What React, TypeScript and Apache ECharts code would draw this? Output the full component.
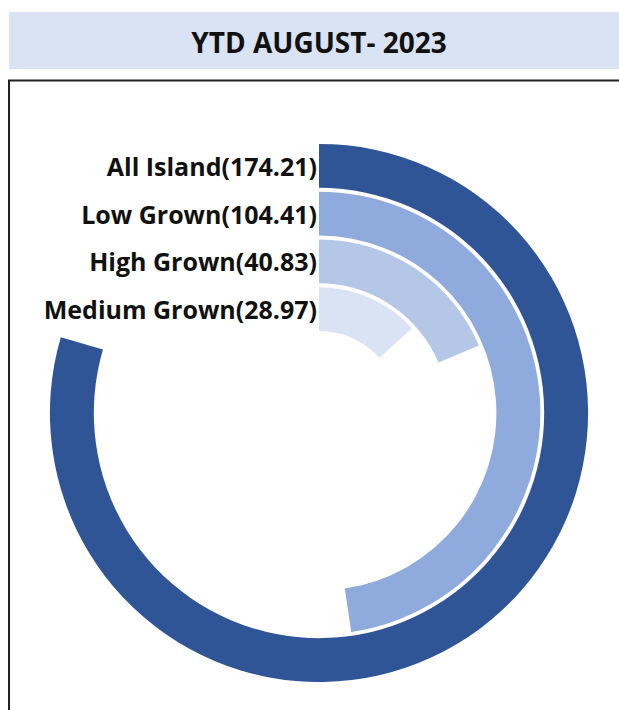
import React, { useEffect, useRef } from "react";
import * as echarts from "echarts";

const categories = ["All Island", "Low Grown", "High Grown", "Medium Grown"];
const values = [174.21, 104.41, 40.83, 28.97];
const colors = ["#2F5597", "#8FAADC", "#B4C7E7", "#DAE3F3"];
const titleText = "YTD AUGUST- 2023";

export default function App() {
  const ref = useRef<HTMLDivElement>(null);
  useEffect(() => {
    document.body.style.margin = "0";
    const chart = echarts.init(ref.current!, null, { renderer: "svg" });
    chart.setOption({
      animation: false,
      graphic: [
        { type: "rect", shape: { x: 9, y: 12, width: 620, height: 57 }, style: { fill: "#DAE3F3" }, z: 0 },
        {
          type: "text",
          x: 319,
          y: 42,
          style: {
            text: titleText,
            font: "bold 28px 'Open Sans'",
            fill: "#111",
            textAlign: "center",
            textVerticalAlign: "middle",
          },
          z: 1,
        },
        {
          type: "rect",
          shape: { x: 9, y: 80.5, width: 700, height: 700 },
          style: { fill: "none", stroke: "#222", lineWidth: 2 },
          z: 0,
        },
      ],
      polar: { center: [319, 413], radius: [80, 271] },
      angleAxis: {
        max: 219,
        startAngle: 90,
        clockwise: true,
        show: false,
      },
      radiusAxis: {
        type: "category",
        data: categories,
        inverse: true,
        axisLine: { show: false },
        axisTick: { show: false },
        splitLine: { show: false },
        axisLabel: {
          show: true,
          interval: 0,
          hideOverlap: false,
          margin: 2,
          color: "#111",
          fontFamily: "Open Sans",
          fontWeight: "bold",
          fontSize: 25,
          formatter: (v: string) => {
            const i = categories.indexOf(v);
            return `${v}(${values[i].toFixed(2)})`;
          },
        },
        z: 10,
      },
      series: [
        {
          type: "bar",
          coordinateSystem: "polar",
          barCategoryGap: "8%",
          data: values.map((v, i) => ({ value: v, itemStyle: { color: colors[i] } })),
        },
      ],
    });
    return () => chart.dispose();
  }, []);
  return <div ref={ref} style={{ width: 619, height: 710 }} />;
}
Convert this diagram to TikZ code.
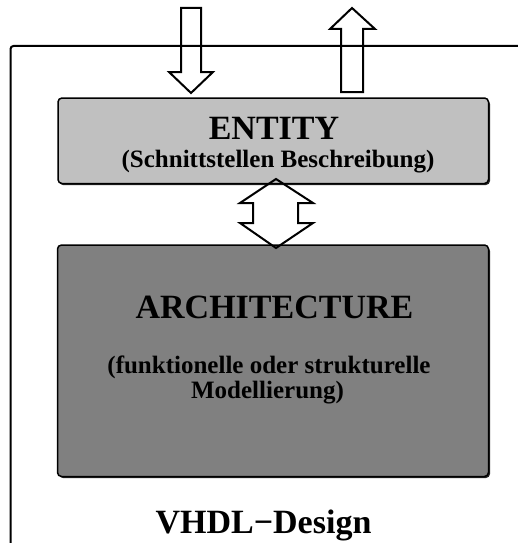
##############################
## [Stated goal]
Strip the images and reproduce the remaining records precisely.

## [Completed exercise]
What React, TypeScript and Apache ECharts code would draw this? Output the full component.
import React, { useEffect, useRef } from "react";
import * as echarts from "echarts";

const categories = ["All Island", "Low Grown", "High Grown", "Medium Grown"];
const values = [174.21, 104.41, 40.83, 28.97];
const colors = ["#2F5597", "#8FAADC", "#B4C7E7", "#DAE3F3"];
const titleText = "YTD AUGUST- 2023";

export default function App() {
  const ref = useRef<HTMLDivElement>(null);
  useEffect(() => {
    document.body.style.margin = "0";
    const chart = echarts.init(ref.current!, null, { renderer: "svg" });
    chart.setOption({
      animation: false,
      graphic: [
        { type: "rect", shape: { x: 9, y: 12, width: 620, height: 57 }, style: { fill: "#DAE3F3" }, z: 0 },
        {
          type: "text",
          x: 319,
          y: 42,
          style: {
            text: titleText,
            font: "bold 28px 'Open Sans'",
            fill: "#111",
            textAlign: "center",
            textVerticalAlign: "middle",
          },
          z: 1,
        },
        {
          type: "rect",
          shape: { x: 9, y: 80.5, width: 700, height: 700 },
          style: { fill: "none", stroke: "#222", lineWidth: 2 },
          z: 0,
        },
      ],
      polar: { center: [319, 413], radius: [80, 271] },
      angleAxis: {
        max: 219,
        startAngle: 90,
        clockwise: true,
        show: false,
      },
      radiusAxis: {
        type: "category",
        data: categories,
        inverse: true,
        axisLine: { show: false },
        axisTick: { show: false },
        splitLine: { show: false },
        axisLabel: {
          show: true,
          interval: 0,
          hideOverlap: false,
          margin: 2,
          color: "#111",
          fontFamily: "Open Sans",
          fontWeight: "bold",
          fontSize: 25,
          formatter: (v: string) => {
            const i = categories.indexOf(v);
            return `${v}(${values[i].toFixed(2)})`;
          },
        },
        z: 10,
      },
      series: [
        {
          type: "bar",
          coordinateSystem: "polar",
          barCategoryGap: "8%",
          data: values.map((v, i) => ({ value: v, itemStyle: { color: colors[i] } })),
        },
      ],
    });
    return () => chart.dispose();
  }, []);
  return <div ref={ref} style={{ width: 619, height: 710 }} />;
}
Convert this diagram to TikZ code.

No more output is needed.